I have been warned by every single Brazilian I met back in Toronto about how dangerous Brazil is. I’ve been told not to wear any jewelry or slightly revealing clothes, not to walk alone after sunset, not to talk to strangers, and so on. But I’ve already done all of that and haven’t felt threatened once. Of course, I am careful. It surely isn’t as safe as Toronto, or Tokyo, but it really isn’t as bad as they say. Brazilians wear revealing clothes and jewelry and handbags, and considering that the sun goes down at 6:30, I’ve walked home alone after dark many times. But I  wouldn’t with my laptop in my backpack, I hide my phone when I don’t need it for directions, and I keep my cards and my money in different places. Just in case.

Cafe Jardin Plantas e Flores


When I made it to the hostel, I was surprised at how very few non-Brazilians there were. Unless someone was hiding in a dorm, we were only two. And on the first night, I was the only female in the place. Few years of living in Japan made me wonder if I had just checked in in a male-only hostel, but the puzzled look on the face of the receptionist when I asked him made me realized that it is not a thing here.


I found an affordable apartment in less than 24 hours thanks to the help of my organization who put me in touch with my landlady, Donna Leila. At first, I was told that she had a shared apartment that had a spot available. I had no problem with sharing an apartment but then she said I also had to share a room. I lived for about 5 months in an apartment in which I had to share a room when I was in Australia.

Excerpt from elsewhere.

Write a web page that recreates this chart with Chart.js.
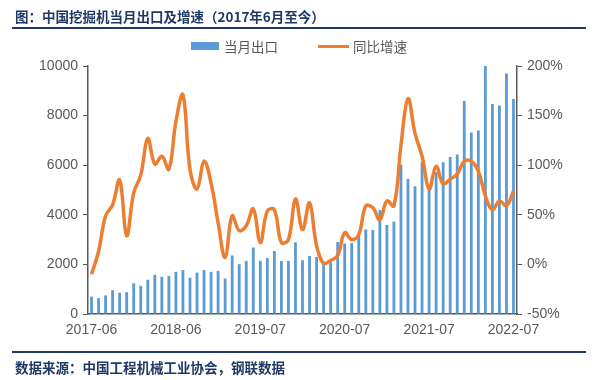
<!DOCTYPE html>
<html>
<head>
<meta charset="utf-8">
<script src="https://cdn.jsdelivr.net/npm/chart.js@4/dist/chart.umd.min.js"></script>
<style>
  html, body { margin: 0; padding: 0; background: #ffffff; }
  #wrap { position: relative; width: 600px; height: 380px; overflow: hidden; font-family: "Noto Sans CJK SC", "Noto Sans", sans-serif; }
  #c { position: absolute; left: 0; top: 0; }
  .title { position: absolute; left: 15px; top: 6px; font-size: 13.5px; font-weight: bold; color: #1F3864; white-space: nowrap; }
  .rule { position: absolute; left: 12px; width: 574px; background: #1F3864; }
  .src { position: absolute; left: 15px; top: 357px; font-size: 13.5px; font-weight: bold; color: #1F3864; white-space: nowrap; }
  .legend { position: absolute; top: 37px; font-size: 13.5px; color: #595959; white-space: nowrap; }
  .lg-item { position: absolute; top: 0; display: flex; align-items: center; height: 18px; }
  .sw-bar { width: 28px; height: 8px; background: #5B9BD5; margin-right: 5px; }
  .sw-line { width: 31px; height: 3px; background: #ED7D31; margin-right: 4px; }
</style>
</head>
<body>
<div id="wrap">
  <canvas id="c" width="600" height="380"></canvas>
  <div class="title">图：中国挖掘机当月出口及增速（2017年6月至今）</div>
  <div class="rule" style="top:27px;height:2px;"></div>
  <div class="legend">
    <div class="lg-item" style="left:191px;"><div class="sw-bar"></div><span>当月出口</span></div>
    <div class="lg-item" style="left:318px;"><div class="sw-line"></div><span>同比增速</span></div>
  </div>
  <div class="rule" style="top:351px;height:1.5px;"></div>
  <div class="src">数据来源：中国工程机械工业协会，钢联数据</div>
</div>
<script>
const months = [
  "2017-06","2017-07","2017-08","2017-09","2017-10","2017-11","2017-12",
  "2018-01","2018-02","2018-03","2018-04","2018-05","2018-06","2018-07","2018-08","2018-09","2018-10","2018-11","2018-12",
  "2019-02","2019-03","2019-04","2019-05","2019-06","2019-07","2019-08","2019-09","2019-10","2019-11","2019-12",
  "2020-01","2020-02","2020-03","2020-04","2020-05","2020-06","2020-07","2020-08","2020-09","2020-10","2020-11","2020-12",
  "2021-01","2021-02","2021-03","2021-04","2021-05","2021-06","2021-07","2021-08","2021-09","2021-10","2021-11","2021-12",
  "2022-01","2022-02","2022-03","2022-04","2022-05","2022-06","2022-07"
];
const monthlyExports = [
  700,640,750,960,860,880,1240,1140,1380,1580,1500,1530,
  1700,1770,1460,1670,1770,1700,1740,1430,2360,2010,2140,2680,
  2140,2260,2540,2140,2140,2890,2170,2340,2300,2080,2080,2900,
  2840,2860,3150,3410,3390,4190,3590,3720,6030,5450,5150,6120,
  5200,5720,6120,6330,6430,8590,7320,7400,10000,8470,8410,9700,8670
];
const yoyGrowth = [
  -10,13,49,60,85,29,72,90,127,101,109,96,
  144,171,96,76,104,82,42,7,49,34,39,56,
  22,54,55,22,25,66,35,62,19,1,4,9,
  32,25,30,59,57,45,64,59,120,167,132,109,
  76,99,81,86,91,104,104,94,69,55,64,59,74
];
const leftTicks = [0,2000,4000,6000,8000,10000];
const rightTicks = [-50,0,50,100,150,200];
const xLabelEvery = 12;

const axisColor = '#595959';
const tickFont = { family: '"Liberation Sans", Arial, sans-serif', size: 14 };

new Chart(document.getElementById('c'), {
  data: {
    labels: months,
    datasets: [
      {
        type: 'line',
        label: '同比增速',
        data: yoyGrowth,
        yAxisID: 'y1',
        borderColor: '#ED7D31',
        borderWidth: 3.5,
        pointRadius: 0,
        tension: 0.4,
        fill: false,
        order: 0
      },
      {
        type: 'bar',
        label: '当月出口',
        data: monthlyExports,
        yAxisID: 'y',
        backgroundColor: '#5B9BD5',
        barPercentage: 0.4,
        categoryPercentage: 1.0,
        order: 1
      }
    ]
  },
  options: {
    responsive: false,
    animation: false,
    layout: { padding: { top: 66, bottom: 36, left: 0, right: 0 } },
    plugins: { legend: { display: false }, tooltip: { enabled: false } },
    scales: {
      x: {
        offset: true,
        grid: { display: false, drawTicks: false },
        border: { display: true, color: axisColor, width: 1.5 },
        ticks: {
          autoSkip: false, maxRotation: 0, minRotation: 0, padding: 8,
          color: axisColor, font: tickFont,
          callback: function(v, i) { return i % xLabelEvery === 0 ? months[i] : ''; }
        },
        afterFit: function(s) { s.height = 30; }
      },
      y: {
        position: 'left',
        min: 0, max: 10000,
        afterBuildTicks: function(s) { s.ticks = leftTicks.map(v => ({ value: v })); },
        grid: { drawOnChartArea: false, drawTicks: true, tickLength: 5, color: axisColor },
        border: { display: true, color: axisColor, width: 1.5 },
        ticks: { color: axisColor, font: tickFont, padding: 5, callback: v => String(v) },
        afterFit: function(s) { s.width = 88; }
      },
      y1: {
        position: 'right',
        min: -50, max: 200,
        afterBuildTicks: function(s) { s.ticks = rightTicks.map(v => ({ value: v })); },
        grid: { drawOnChartArea: false, drawTicks: true, tickLength: 5, color: axisColor },
        border: { display: true, color: axisColor, width: 1.5 },
        ticks: { color: axisColor, font: tickFont, padding: 5, callback: v => v + '%' },
        afterFit: function(s) { s.width = 83; }
      }
    }
  }
});
</script>
</body>
</html>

And as it wasn’t a pleasant experience, I wasn’t sure I was ready to do that again. It was so cheap though, I thought that if the place was big and really nice, maybe I could do it..? But then I found out that I had to share with three other people. My room. Share my room with three girls. How many people could live in that apartment? Twelve. Twelve people live in that place. And although I was sure they were all lovely people, I was definitely not ready to live in an apartment that has two bathrooms and TWELVE PEOPLE. When she saw my hesitation she told me about another apartment she had. They call it a kitchenette, it is the equivalent of a bachelor, and it was right across the street from that first place. I went to see it and it was cute and affordable and even had a balcony and the kitchen was good enough to do some cooking and I just told her I was taking it and was to move the next day. So on day 3, I moved to Santa Cecilia, a lovely and safe neighborhood less than a kilometer away from work. The best about it; I don’t have to share it! Donna Leila is a lovely and rather chatty woman and she has been very helpful from the day we met. It’s a very modest apartment but it is perfect for my current position of unpaid intern in Brazil.

View of my neighborhood, Santa-Cecilia

Paróquia Santa-Cecilia

My first few days in the country were absolutely fantastic. From the moment I landed, I met amazing people. My Uber driver from the airport went on and on about how his passion for cars and driving brought him to be a full-time Uber driver. Whenever I ask directions, people engage in conversations and ask me where I am from, what I’m doing or how I like Brazil. People I have never met have let me use their phones or connect to their wifi. People go above and beyond to help and are really receptive to my very basic Portuguese skills.